Leadership expert on Sam Altman and delusional overconfident CEOs

Just about every highly successful person has confidence. Some, like ex-OpenAI CEO Sam Altman, believe in taking it to an extreme — and that’s when they turn from inspiring to frightening, says a leadership expert.

“Organizations should be very frightened of having CEOs who are delusionally overconfident,” Don Moore, a leadership and communication professor at the University of California-Berkeley’s Haas School of Business, tells CNBC Make It.

The circumstances around Altman’s abrupt departure from OpenAI on Friday and speculated arrival at Microsoft on Monday are still unclear, and neither OpenAI nor Microsoft immediately responded to Make It’s request for comment. Altman himself could not be reached for comment.

What’s more clear is the 38-year-old’s leadership ethos: One of his top keys to success is to “have almost too much self-belief,” he wrote in a 2019 blog post.

“Self-belief is immensely powerful,” wrote Altman. “The most successful people I know believe in themselves almost to the point of delusion.”

Altman is “far from the first entrepreneur to have endorsed the idea that you have to believe in yourself, above all else” to succeed, says Moore. But overconfidence can pose problems for a leader, along with anyone who buys into their delusion or is otherwise affected by it, he notes.

Here’s why.

The pros and cons of extreme overconfidence

Extreme overconfidence can help people rise to lofty heights. It can also make them and the people around them prone to “dysfunctions, perversities [and] errors,” especially when they’re too arrogant to plan for foreseeable threats, says Moore.

In his blog post, titled “How To Be Successful,” Altman cited billionaire Elon Musk’s “absolute certainty” that SpaceX could soon send a rocket to Mars as the “benchmark for what conviction looks like.”

At the time, Musk was primarily splitting his time between running Tesla and SpaceX, and touting plans to launch a cargo mission to Mars by 2022. Earlier this month, a Reuters investigation discovered a litany of undisclosed workplace injuries at SpaceX — from crushed hands and fingers to serious head injuries and even death — that are reportedly a direct result of Musk’s aggressive pursuit of a Mars mission.

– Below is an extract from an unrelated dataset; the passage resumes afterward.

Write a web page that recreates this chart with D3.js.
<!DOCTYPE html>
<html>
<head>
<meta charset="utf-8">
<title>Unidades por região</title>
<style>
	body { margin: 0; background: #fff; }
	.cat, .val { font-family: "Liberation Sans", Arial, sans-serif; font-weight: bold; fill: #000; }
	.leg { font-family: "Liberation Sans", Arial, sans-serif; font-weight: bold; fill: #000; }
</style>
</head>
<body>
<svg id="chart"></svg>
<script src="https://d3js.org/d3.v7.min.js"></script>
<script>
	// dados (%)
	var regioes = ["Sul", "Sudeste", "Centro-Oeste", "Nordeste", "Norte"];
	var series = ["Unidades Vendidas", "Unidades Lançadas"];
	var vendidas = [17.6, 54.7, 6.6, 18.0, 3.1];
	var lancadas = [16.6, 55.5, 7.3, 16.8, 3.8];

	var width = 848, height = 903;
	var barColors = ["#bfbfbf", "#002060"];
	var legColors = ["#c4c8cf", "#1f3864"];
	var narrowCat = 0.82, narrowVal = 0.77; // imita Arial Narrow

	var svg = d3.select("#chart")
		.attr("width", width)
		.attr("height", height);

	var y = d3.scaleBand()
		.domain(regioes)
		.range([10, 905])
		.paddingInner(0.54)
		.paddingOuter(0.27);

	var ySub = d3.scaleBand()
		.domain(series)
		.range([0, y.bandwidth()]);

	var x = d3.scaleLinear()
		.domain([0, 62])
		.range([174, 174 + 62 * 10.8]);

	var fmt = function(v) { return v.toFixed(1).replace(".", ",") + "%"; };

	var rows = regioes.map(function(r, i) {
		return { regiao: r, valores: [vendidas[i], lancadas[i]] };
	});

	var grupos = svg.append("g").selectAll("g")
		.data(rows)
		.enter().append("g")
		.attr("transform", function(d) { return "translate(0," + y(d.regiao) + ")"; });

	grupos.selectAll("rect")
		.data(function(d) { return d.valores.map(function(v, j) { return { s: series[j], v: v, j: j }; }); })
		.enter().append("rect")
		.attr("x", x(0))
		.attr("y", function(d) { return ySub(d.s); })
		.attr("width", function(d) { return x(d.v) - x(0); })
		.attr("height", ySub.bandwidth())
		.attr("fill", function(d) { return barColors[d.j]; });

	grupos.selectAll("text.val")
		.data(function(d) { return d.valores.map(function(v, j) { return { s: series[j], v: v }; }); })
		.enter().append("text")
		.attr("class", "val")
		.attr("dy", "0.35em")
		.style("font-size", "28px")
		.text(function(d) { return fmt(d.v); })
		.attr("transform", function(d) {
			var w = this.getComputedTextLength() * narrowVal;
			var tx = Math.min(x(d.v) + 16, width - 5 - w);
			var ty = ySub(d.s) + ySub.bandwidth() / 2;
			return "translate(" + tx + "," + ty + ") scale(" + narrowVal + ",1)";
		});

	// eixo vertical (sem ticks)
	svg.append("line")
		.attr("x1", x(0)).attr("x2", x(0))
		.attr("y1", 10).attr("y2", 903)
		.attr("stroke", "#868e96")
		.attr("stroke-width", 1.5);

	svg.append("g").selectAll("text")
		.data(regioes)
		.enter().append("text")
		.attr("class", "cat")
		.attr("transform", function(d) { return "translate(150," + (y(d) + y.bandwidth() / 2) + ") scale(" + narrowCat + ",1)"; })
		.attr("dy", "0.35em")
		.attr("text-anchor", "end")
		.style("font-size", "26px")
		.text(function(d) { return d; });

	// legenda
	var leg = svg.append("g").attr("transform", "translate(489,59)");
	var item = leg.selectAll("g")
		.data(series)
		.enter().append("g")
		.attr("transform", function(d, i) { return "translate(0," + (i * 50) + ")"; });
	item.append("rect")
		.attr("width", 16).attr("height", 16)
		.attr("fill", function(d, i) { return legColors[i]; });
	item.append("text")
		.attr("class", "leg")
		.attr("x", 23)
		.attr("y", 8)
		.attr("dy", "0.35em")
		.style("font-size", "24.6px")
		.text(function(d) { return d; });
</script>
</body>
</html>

Overconfident leaders often convince people to follow them, from employees to investors and board members, only to eventually fall short of the outsize expectations their confidence created, Moore says.

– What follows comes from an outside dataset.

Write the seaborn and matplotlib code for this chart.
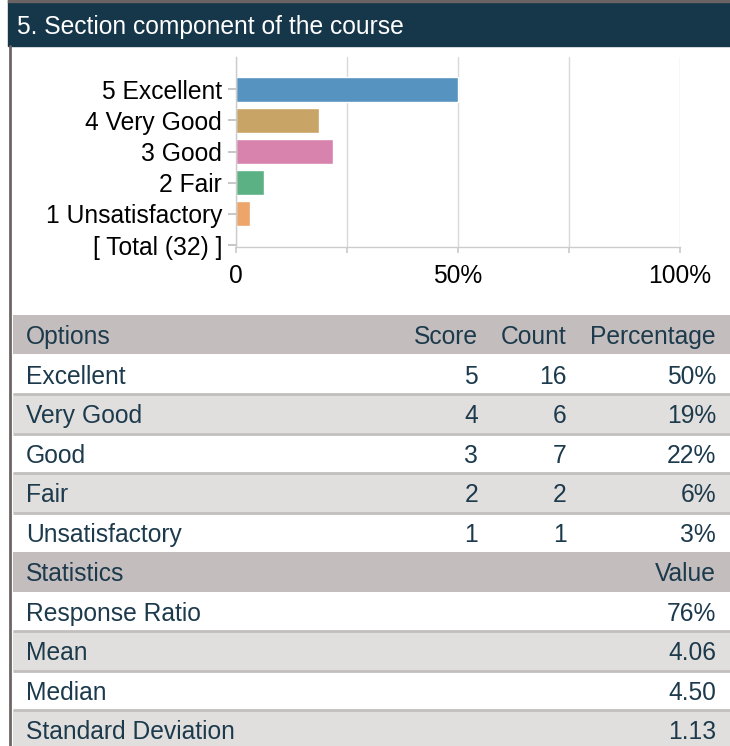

“That’s part of why voters are so often disappointed by the candidates that they help vote into office,” he explains. “We pick the ones who are making grandiose promises, who inspire our hopes for reform, but reality is complicated and the changes they can actually introduce often fall short of what their most enthusiastic supporters hope for.”

How to balance confidence with self-awareness

In Altman’s blog post, he identified the No. 1 thing any overconfident leader needs to do to prevent catastrophic mistakes or widespread alienation: Get better at accepting criticism.

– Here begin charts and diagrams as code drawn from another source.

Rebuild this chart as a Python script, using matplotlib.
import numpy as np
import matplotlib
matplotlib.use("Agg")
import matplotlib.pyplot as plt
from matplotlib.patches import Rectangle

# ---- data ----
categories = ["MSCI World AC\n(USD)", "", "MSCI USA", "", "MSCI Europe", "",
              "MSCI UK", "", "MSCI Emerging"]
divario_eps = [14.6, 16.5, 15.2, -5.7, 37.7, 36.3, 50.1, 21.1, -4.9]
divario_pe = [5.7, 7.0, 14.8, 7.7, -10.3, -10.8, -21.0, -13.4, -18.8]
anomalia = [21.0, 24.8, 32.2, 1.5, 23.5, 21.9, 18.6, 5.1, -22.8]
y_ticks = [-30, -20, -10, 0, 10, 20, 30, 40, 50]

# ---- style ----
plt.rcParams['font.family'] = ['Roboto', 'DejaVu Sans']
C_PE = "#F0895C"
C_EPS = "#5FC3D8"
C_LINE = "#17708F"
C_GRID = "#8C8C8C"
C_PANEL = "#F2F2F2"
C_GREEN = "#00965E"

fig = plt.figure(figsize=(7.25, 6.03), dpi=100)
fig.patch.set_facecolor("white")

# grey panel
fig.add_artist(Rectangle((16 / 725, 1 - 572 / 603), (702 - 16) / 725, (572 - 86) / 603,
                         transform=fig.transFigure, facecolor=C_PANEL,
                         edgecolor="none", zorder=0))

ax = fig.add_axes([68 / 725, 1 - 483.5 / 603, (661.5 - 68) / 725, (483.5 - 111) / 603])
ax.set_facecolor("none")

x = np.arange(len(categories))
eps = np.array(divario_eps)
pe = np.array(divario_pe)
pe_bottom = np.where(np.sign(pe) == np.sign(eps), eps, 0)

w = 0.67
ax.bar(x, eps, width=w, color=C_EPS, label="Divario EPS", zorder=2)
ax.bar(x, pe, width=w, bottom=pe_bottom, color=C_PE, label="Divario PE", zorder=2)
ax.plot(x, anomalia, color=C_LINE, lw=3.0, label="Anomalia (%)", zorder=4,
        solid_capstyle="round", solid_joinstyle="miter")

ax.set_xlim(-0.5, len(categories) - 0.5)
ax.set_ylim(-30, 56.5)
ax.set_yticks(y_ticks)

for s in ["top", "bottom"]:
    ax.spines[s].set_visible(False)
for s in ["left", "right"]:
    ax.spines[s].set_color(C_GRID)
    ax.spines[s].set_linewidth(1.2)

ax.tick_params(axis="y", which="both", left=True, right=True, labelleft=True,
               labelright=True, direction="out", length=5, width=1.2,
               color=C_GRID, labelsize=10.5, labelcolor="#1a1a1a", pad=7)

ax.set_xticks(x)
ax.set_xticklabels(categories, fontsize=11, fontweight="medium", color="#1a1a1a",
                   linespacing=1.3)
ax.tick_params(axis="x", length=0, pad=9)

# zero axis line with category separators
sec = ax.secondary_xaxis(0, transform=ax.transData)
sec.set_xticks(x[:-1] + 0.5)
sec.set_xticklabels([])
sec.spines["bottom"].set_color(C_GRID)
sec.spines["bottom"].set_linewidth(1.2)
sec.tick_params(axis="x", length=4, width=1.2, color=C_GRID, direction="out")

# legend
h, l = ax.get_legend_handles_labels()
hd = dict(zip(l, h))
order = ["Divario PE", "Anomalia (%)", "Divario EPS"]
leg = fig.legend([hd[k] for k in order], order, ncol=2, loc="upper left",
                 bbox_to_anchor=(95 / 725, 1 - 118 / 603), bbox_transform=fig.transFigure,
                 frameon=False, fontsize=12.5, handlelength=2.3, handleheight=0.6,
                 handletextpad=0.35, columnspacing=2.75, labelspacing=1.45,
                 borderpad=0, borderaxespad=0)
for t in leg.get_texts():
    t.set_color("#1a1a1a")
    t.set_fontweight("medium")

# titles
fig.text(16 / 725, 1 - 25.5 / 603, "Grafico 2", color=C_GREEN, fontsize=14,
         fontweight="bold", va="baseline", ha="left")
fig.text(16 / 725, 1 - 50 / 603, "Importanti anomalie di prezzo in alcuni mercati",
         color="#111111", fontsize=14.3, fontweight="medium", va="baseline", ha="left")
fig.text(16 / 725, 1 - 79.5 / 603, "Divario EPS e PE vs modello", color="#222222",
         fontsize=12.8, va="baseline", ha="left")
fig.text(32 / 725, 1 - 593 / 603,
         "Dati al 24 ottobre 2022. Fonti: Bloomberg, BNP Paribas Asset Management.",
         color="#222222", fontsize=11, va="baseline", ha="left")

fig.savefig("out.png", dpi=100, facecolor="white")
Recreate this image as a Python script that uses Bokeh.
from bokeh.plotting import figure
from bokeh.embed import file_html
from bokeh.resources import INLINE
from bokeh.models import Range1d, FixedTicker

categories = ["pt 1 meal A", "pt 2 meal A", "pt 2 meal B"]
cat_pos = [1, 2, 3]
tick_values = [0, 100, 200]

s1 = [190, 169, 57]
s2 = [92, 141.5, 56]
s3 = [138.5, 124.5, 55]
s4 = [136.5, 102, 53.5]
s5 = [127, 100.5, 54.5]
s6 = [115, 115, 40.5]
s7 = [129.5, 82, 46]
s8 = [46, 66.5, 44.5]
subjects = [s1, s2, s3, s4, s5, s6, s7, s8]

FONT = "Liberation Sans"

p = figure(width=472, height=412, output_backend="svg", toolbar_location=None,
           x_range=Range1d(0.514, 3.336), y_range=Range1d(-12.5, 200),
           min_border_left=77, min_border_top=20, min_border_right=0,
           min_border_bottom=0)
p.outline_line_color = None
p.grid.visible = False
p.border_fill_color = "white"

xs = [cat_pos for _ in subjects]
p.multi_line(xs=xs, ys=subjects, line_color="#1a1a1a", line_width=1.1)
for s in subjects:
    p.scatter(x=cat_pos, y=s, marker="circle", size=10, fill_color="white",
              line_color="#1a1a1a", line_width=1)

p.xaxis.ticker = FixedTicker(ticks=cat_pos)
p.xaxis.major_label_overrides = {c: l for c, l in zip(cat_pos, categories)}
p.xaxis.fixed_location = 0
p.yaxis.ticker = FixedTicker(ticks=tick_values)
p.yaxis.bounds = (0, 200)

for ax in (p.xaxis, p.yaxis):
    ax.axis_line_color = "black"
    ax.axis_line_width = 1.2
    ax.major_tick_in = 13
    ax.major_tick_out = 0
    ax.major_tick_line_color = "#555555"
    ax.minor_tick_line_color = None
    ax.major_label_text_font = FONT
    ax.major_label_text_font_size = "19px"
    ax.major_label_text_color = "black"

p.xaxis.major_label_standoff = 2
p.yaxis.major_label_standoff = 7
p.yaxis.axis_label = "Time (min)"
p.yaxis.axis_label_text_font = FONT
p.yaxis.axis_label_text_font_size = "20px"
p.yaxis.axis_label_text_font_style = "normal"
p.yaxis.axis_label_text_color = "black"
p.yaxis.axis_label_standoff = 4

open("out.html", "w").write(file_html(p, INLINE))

Seeking out valid criticism can be “hard and often painful,” but it’s necessary because “it is what separates self-belief from self-delusion,” Altman wrote.

Moore agrees. He also says it’s easy for leaders to “pay lip service” to the idea of accepting criticism, and much harder to actually follow through.

“I think this is a challenge for every leader,” Moore says. “Courageous leaders need to seek out that sort of criticism, ask themselves how they’re messing up, anticipate the errors that they’re most likely to be making, and listen hard when criticism comes their way.”

Altman may well have taken that lesson to heart. As Moore points out, the fact that hundreds of OpenAI employees publicly voiced their support for Altman after his ouster probably means that many in the company viewed him as an effective leader.

If that’s the case, then Altman’s thesis on leadership may need to be reframed, says Moore: Don’t underestimate your own ability, because a lack of confidence can also prevent you from becoming successful.

“I think the impostor syndrome is a real thing,” Moore says. “But that doesn’t mean that you should lie to yourself, or others, about how good you are or how much you can accomplish.”